The Basics of Peruvian Paso Horses
Gaited horses are gradually gaining popularity in the horse community. Gaited horses such as the Peruvian Paso provide riders with a smoother ride and are known for having good temperaments. These horses are a popular choice with older riders or riders who's physical health problems, such as back and leg pain, may have been keeping them out of the saddle.
The Peruvian Paso is a medium-sized horse breed, known primarily for their unique four-beat paso llano and sobreandando gaits, which are performed in place of the trot. The paso llano is a slower, more ambling four beat. The sobreandando is faster and can be used to cover a significant amount of ground in a fairly short amount of time. The Peruvian Paso's gait is naturally occurring and should not require special training to accomplish. These gaits are smoother than the trot and do not jar the rider.
What Can a Peruvian Paso Do?
Peruvian Paso horses can perform virtually any task that a non-gaited horse performs, with varying degrees of success. The factors that limit a horse's ability to perform and excel at a specific event are often physical. Athleticism, talent, conformation and disposition all play large roles in any horse's capabilities.
Can Peruvian Paso horses compete in reining? They certainly can, however, the amount of success a Peruvian Paso will have in reining competitions will depend on the skill of the horse, the skill of the rider and the venue in which the team is competing. The North American Peruvian Horse Association and a number of smaller breed association chapters host horse shows specifically designated for competition using Peruvian Paso horses. Reining classes that occur in these shows are the most likely place where Peruvian Pasos can thrive at the sport.

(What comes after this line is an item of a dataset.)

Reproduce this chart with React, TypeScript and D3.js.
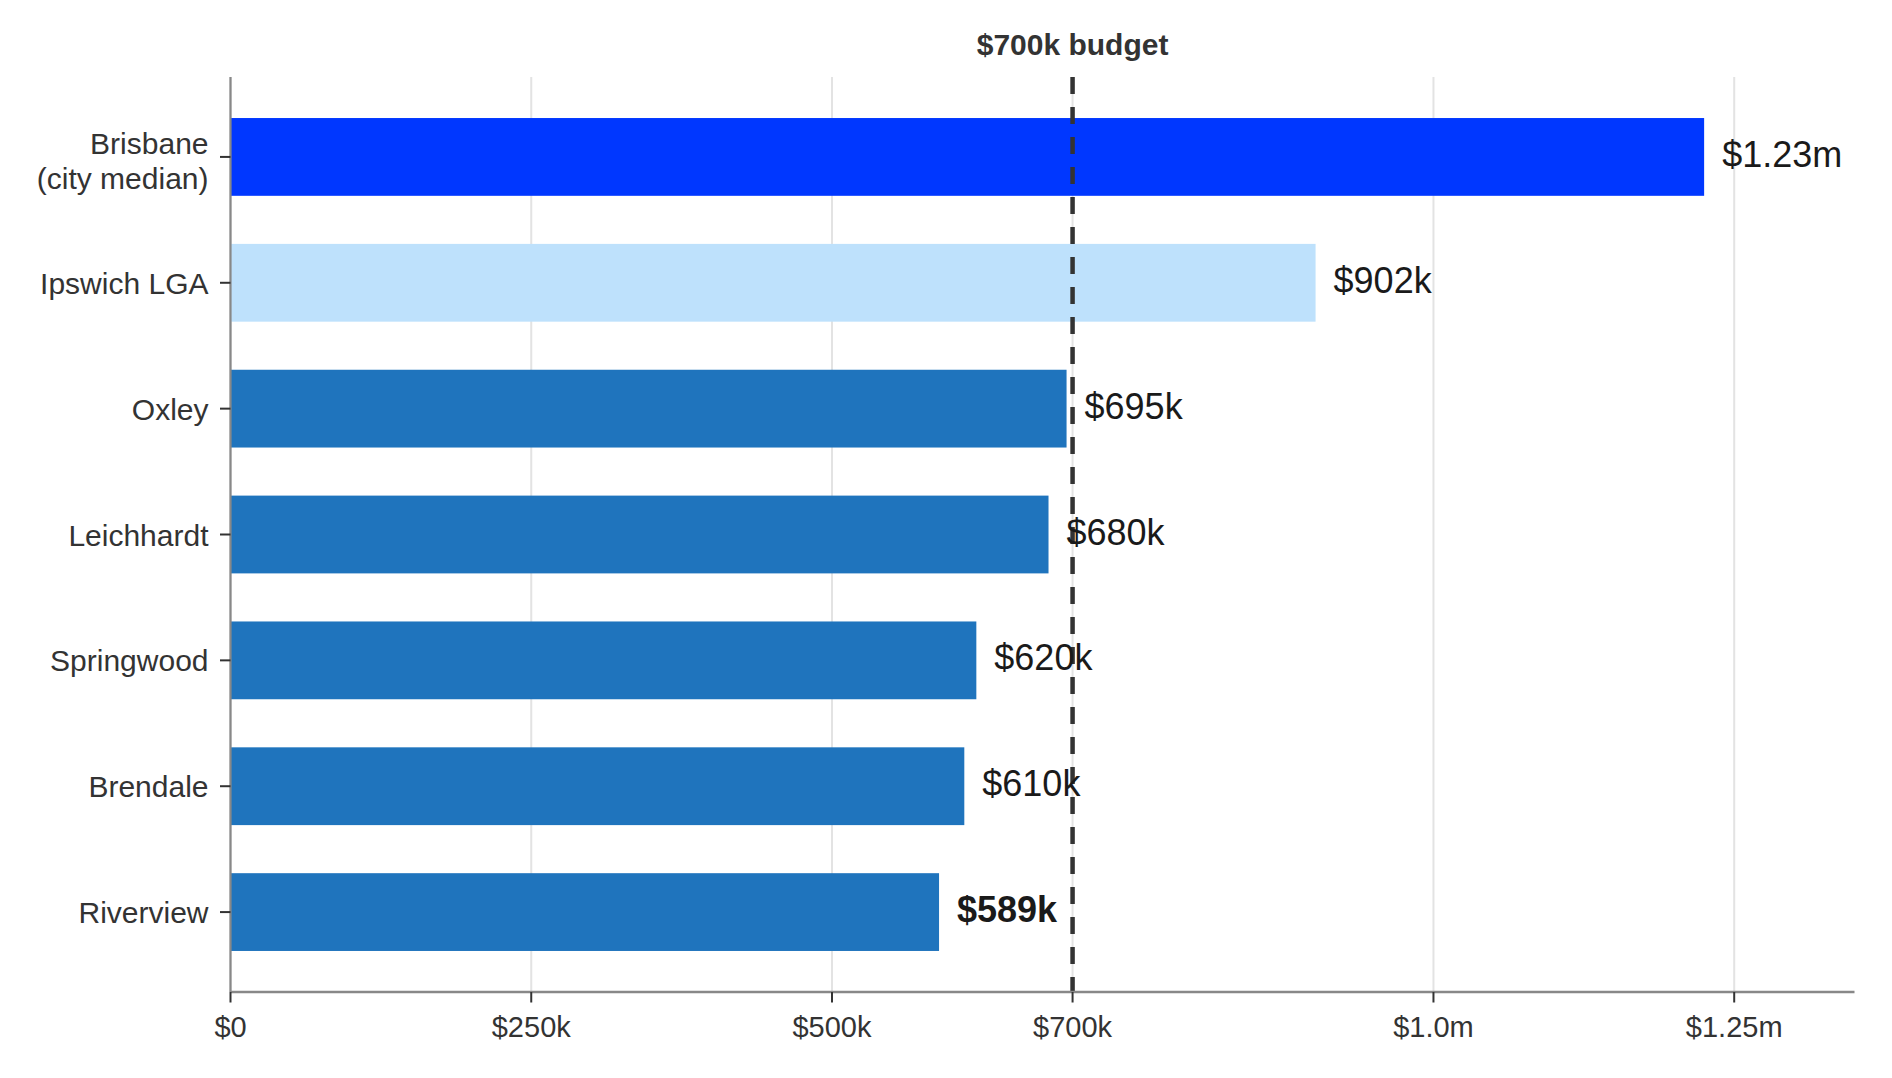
import React from "react"
import * as d3 from "d3"

// suburbs, top to bottom
const suburbs = [
  "Brisbane\n(city median)",
  "Ipswich LGA",
  "Oxley",
  "Leichhardt",
  "Springwood",
  "Brendale",
  "Riverview",
]
const medianPrices = [1225000, 902000, 695000, 680000, 620000, 610000, 589000]
const priceLabels = ["$1.23m", "$902k", "$695k", "$680k", "$620k", "$610k", "$589k"]

const xTickValues = [0, 250000, 500000, 700000, 1000000, 1250000]
const xTickLabels = ["$0", "$250k", "$500k", "$700k", "$1.0m", "$1.25m"]

const budget = 700000
const budgetLabel = "$700k budget"
const highlighted = "Riverview"

const W = 1892
const H = 1078
const plot = { left: 230.5, right: 1854.5, top: 77, bottom: 992 }
const FONT = "'Liberation Sans', Arial, Helvetica, sans-serif"

const colorFor = (name: string) => {
  if (name.startsWith("Brisbane")) return "#0037ff"
  if (name.startsWith("Ipswich")) return "#bee1fc"
  return "#1f74bd"
}

export default function App() {
  const x = d3.scaleLinear().domain([0, 1350000]).range([plot.left, plot.right])
  const y = d3
    .scaleBand<string>()
    .domain(suburbs)
    .range([plot.top, plot.bottom])
    .paddingInner(0.382)
    .paddingOuter(0.326)

  const bw = y.bandwidth()

  return (
    <svg
      width={W}
      height={H}
      viewBox={`0 0 ${W} ${H}`}
      style={{ position: "absolute", left: 0, top: 0, background: "#fff", fontFamily: FONT }}
    >
      {/* grid */}
      {xTickValues.map((v) => (
        <line
          key={"g" + v}
          x1={x(v)}
          x2={x(v)}
          y1={plot.top}
          y2={plot.bottom}
          stroke="#e3e3e3"
          strokeWidth={2}
        />
      ))}

      {/* bars */}
      {suburbs.map((s, i) => (
        <rect
          key={s}
          x={x(0)}
          y={y(s)}
          width={x(medianPrices[i]) - x(0)}
          height={bw}
          fill={colorFor(s)}
        />
      ))}

      {/* budget line */}
      <line
        x1={x(budget)}
        x2={x(budget)}
        y1={plot.top}
        y2={plot.bottom}
        stroke="#333"
        strokeWidth={4.5}
        strokeDasharray="17,13"
      />
      <text
        x={x(budget)}
        y={55}
        textAnchor="middle"
        fontSize={30}
        fontWeight="bold"
        fill="#333"
      >
        {budgetLabel}
      </text>

      {/* value labels */}
      {suburbs.map((s, i) => (
        <text
          key={"v" + s}
          x={x(medianPrices[i]) + 18}
          y={(y(s) ?? 0) + bw / 2 + 10}
          fontSize={36}
          fontWeight={s === highlighted ? "bold" : "normal"}
          fill="#1a1a1a"
        >
          {priceLabels[i]}
        </text>
      ))}

      {/* spines */}
      <line x1={plot.left} x2={plot.left} y1={plot.top} y2={plot.bottom} stroke="#888" strokeWidth={2.2} />
      <line x1={plot.left} x2={plot.right} y1={plot.bottom} y2={plot.bottom} stroke="#888" strokeWidth={2.5} />

      {/* x ticks */}
      {xTickValues.map((v, i) => (
        <g key={"xt" + v} transform={`translate(${x(v)},${plot.bottom})`}>
          <line y1={0} y2={10.5} stroke="#333" strokeWidth={2} />
          <text y={44.5} textAnchor="middle" fontSize={29} fill="#333">
            {xTickLabels[i]}
          </text>
        </g>
      ))}

      {/* y ticks */}
      {suburbs.map((s) => {
        const cy = (y(s) ?? 0) + bw / 2
        const lines = s.split("\n")
        const lh = 35
        const first = 11 - (lines.length - 1) * 14
        return (
          <g key={"yt" + s} transform={`translate(${plot.left},${cy})`}>
            <line x1={-10.5} x2={0} stroke="#333" strokeWidth={2} />
            <text textAnchor="end" fontSize={30} fill="#333">
              {lines.map((ln, j) => (
                <tspan key={j} x={-22} y={first + j * lh}>
                  {ln}
                </tspan>
              ))}
            </text>
          </g>
        )
      })}
    </svg>
  )
}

On a larger scale, Peruvian Paso reiners have their work cut out for them. American Quarter Horses and breeds that are similar to the Quarter Horse have dominated reining for most of the sports history. Many times, reining competitions and Quarter Horse events go hand-in-hand. Judges who are unfamiliar with the Peruvian Paso's unique movements and gaits may penalize horse and rider teams for their less traditional performance and style. However, that is not to say a Peruvian Paso cannot succeed on the worldwide reining circuit. It will depend almost entirely on the horse's individual talent, training and rider's skill level.
Teaching a Peruvian Paso horse reining techniques can be quite a challenge. However, detailed experience from a professional trainer can help even the novice horse rider.
Training a Peruvian Paso to Rein
Horse training s a challenging, ever-changing concept. Training methods often vary widely from one trainer to the next and training methods that work on one horse and rider may be a complete loss on another. The most important part of training any horse to rein is finding an experienced professional horse trainer who specializes in the discipline and who's teaching style matches the horse and rider's learning style.
Even the most experienced riders, and even most trainers, have trainers or colleagues who offer assistance and perspective from the ground level. Trainers can often spot a problem that the rider may not be aware of or may have lost track of while focusing their attention on a different issue. The ideal reining trainer for a Peruvian Paso will be someone who has experience with both reining and Peruvian Pasos. Ideally, the trainer will have several other students working towards and succeeding at the same goals that a prospective student wants to accomplish.
Factors that Affect Reining Success
An important issue in determining how can Peruvian Paso horses compete in reining is the likelihood of the individual horse and rider's success. Novice riders commonly overlook the individual horse and rider team's realistic chances of success at the discipline. Reining is a challenging, fast paced event that requires riders to have a certain level of experience and talent in order to succeed. Reining horses are well-balanced, quick moving athletes with good conformation. Horse and rider should be well suited to one another in both personality and skill in order to succeed in reining competitions.
While it is possible to train any Peruvian Paso horse to rein, it is unfair to ask a horse who is poorly suited for the task to attempt to train and compete in an event. A slightly clumsy horse with less than perfect conformation may be a wonderful trail mount, but attempts to teach a horse who is physically less capable of performing certain movements to perform those movements often leads to frustration and discouragement for both the rider and the horse. A good trainer will be able to tell a rider if their horse is well suited to the event, and can assist in selecting and purchasing a Peruvian Paso reining prospect that stands a good chance at becoming a successful reining competitor.
Rider capability is also an issue. Reining is a fast sport requiring lightning quick precision and skill. Even the best reining horse will not succeed if the rider is off balance, can not guide the horse through the pattern properly or simply does not have the skill level to adequately compete. Once again, a good trainer can help sort these issues out ahead of time and work to correct them during lessons and training.